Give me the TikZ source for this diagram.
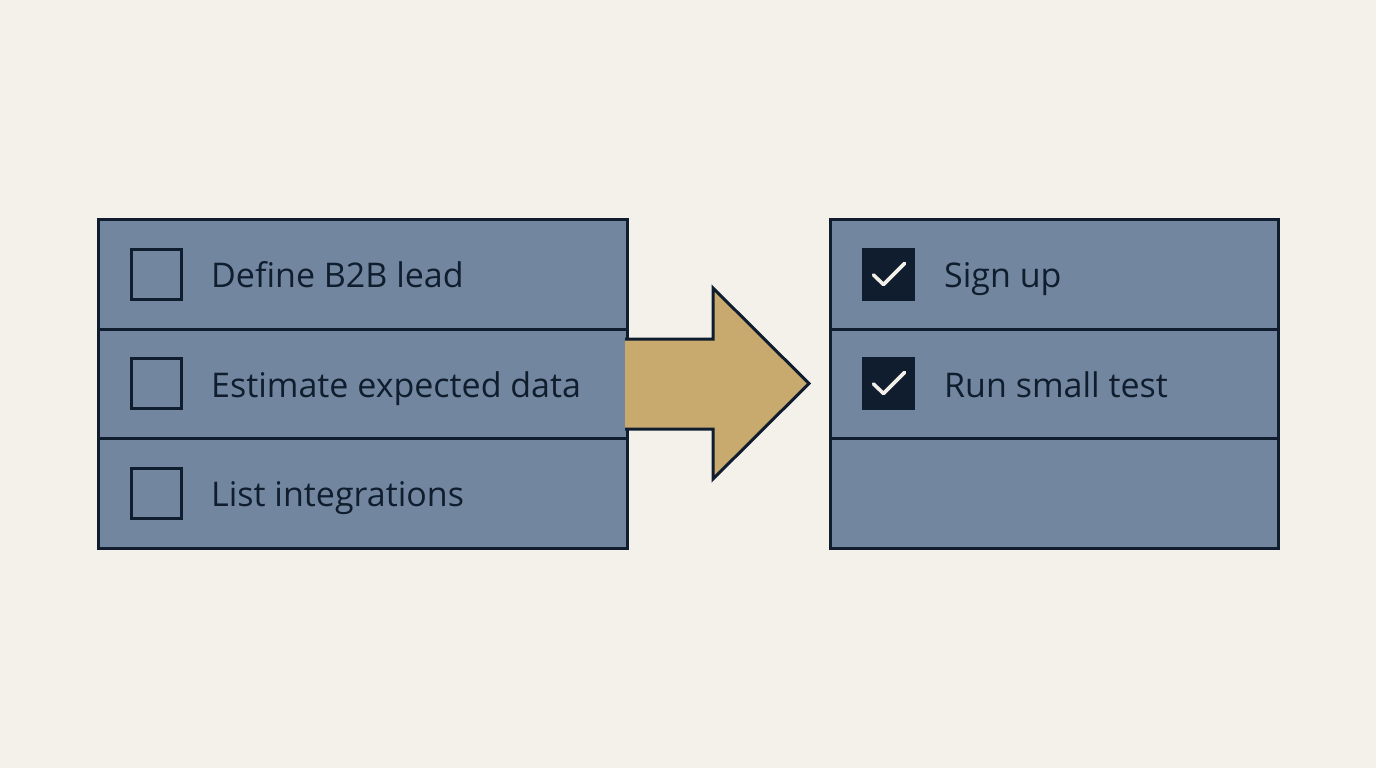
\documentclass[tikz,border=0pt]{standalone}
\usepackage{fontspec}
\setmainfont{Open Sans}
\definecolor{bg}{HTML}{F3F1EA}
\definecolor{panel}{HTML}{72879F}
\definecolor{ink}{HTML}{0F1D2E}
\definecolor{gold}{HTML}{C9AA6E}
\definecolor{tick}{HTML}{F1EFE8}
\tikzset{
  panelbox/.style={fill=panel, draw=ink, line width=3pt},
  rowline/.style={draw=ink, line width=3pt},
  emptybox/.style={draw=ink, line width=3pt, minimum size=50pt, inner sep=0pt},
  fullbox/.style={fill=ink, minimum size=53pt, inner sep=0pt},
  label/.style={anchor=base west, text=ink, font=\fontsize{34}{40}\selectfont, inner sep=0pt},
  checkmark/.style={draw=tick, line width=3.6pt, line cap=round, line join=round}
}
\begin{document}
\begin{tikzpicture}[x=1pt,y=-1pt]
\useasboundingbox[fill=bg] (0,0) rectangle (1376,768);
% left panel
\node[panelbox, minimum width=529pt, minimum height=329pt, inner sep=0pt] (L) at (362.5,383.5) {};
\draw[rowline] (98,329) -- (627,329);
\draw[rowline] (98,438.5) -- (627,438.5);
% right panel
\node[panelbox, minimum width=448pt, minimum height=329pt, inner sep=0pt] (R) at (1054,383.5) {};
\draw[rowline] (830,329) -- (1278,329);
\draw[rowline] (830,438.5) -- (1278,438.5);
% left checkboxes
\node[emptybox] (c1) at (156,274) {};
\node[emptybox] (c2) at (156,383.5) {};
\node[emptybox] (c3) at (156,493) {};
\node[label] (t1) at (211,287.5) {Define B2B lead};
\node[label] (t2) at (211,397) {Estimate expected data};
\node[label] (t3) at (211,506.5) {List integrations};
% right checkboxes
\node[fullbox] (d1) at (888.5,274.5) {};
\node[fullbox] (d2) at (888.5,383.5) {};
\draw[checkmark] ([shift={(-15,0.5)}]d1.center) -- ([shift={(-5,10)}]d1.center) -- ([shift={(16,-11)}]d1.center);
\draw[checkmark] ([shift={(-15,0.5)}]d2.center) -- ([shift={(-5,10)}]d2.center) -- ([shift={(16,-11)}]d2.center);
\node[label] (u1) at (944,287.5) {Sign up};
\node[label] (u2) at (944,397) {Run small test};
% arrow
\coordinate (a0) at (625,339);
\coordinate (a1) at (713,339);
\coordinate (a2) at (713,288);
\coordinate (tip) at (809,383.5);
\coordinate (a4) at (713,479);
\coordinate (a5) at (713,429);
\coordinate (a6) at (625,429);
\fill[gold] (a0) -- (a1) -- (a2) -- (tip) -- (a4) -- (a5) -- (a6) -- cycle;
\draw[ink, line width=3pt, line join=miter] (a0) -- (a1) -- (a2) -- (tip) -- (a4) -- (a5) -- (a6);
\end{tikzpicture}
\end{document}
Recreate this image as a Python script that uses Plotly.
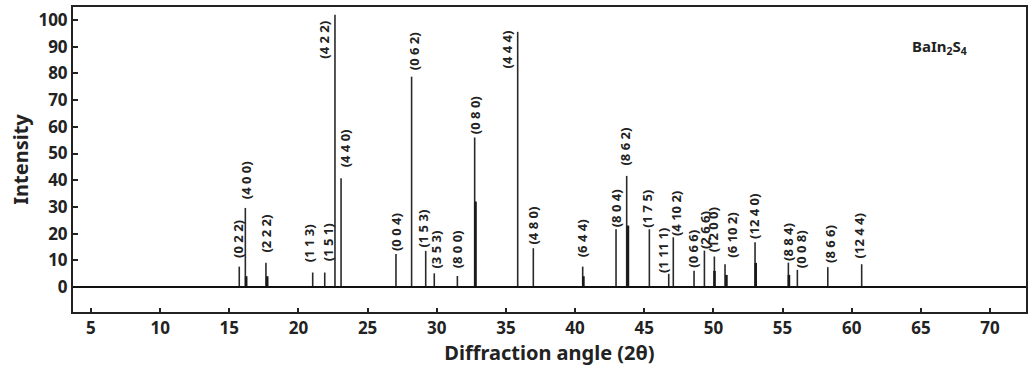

● Task prompt:
All of the data needs repeating exactly, but the pictures do not.

● The reply:
Give me the TikZ source for this diagram.
\documentclass[tikz,border=0pt]{standalone}
\usepackage{fontspec}
\setmainfont{Open Sans}
\definecolor{bg}{HTML}{F3F1EA}
\definecolor{panel}{HTML}{72879F}
\definecolor{ink}{HTML}{0F1D2E}
\definecolor{gold}{HTML}{C9AA6E}
\definecolor{tick}{HTML}{F1EFE8}
\tikzset{
  panelbox/.style={fill=panel, draw=ink, line width=3pt},
  rowline/.style={draw=ink, line width=3pt},
  emptybox/.style={draw=ink, line width=3pt, minimum size=50pt, inner sep=0pt},
  fullbox/.style={fill=ink, minimum size=53pt, inner sep=0pt},
  label/.style={anchor=base west, text=ink, font=\fontsize{34}{40}\selectfont, inner sep=0pt},
  checkmark/.style={draw=tick, line width=3.6pt, line cap=round, line join=round}
}
\begin{document}
\begin{tikzpicture}[x=1pt,y=-1pt]
\useasboundingbox[fill=bg] (0,0) rectangle (1376,768);
% left panel
\node[panelbox, minimum width=529pt, minimum height=329pt, inner sep=0pt] (L) at (362.5,383.5) {};
\draw[rowline] (98,329) -- (627,329);
\draw[rowline] (98,438.5) -- (627,438.5);
% right panel
\node[panelbox, minimum width=448pt, minimum height=329pt, inner sep=0pt] (R) at (1054,383.5) {};
\draw[rowline] (830,329) -- (1278,329);
\draw[rowline] (830,438.5) -- (1278,438.5);
% left checkboxes
\node[emptybox] (c1) at (156,274) {};
\node[emptybox] (c2) at (156,383.5) {};
\node[emptybox] (c3) at (156,493) {};
\node[label] (t1) at (211,287.5) {Define B2B lead};
\node[label] (t2) at (211,397) {Estimate expected data};
\node[label] (t3) at (211,506.5) {List integrations};
% right checkboxes
\node[fullbox] (d1) at (888.5,274.5) {};
\node[fullbox] (d2) at (888.5,383.5) {};
\draw[checkmark] ([shift={(-15,0.5)}]d1.center) -- ([shift={(-5,10)}]d1.center) -- ([shift={(16,-11)}]d1.center);
\draw[checkmark] ([shift={(-15,0.5)}]d2.center) -- ([shift={(-5,10)}]d2.center) -- ([shift={(16,-11)}]d2.center);
\node[label] (u1) at (944,287.5) {Sign up};
\node[label] (u2) at (944,397) {Run small test};
% arrow
\coordinate (a0) at (625,339);
\coordinate (a1) at (713,339);
\coordinate (a2) at (713,288);
\coordinate (tip) at (809,383.5);
\coordinate (a4) at (713,479);
\coordinate (a5) at (713,429);
\coordinate (a6) at (625,429);
\fill[gold] (a0) -- (a1) -- (a2) -- (tip) -- (a4) -- (a5) -- (a6) -- cycle;
\draw[ink, line width=3pt, line join=miter] (a0) -- (a1) -- (a2) -- (tip) -- (a4) -- (a5) -- (a6);
\end{tikzpicture}
\end{document}
Recreate this image as a Python script that uses Plotly.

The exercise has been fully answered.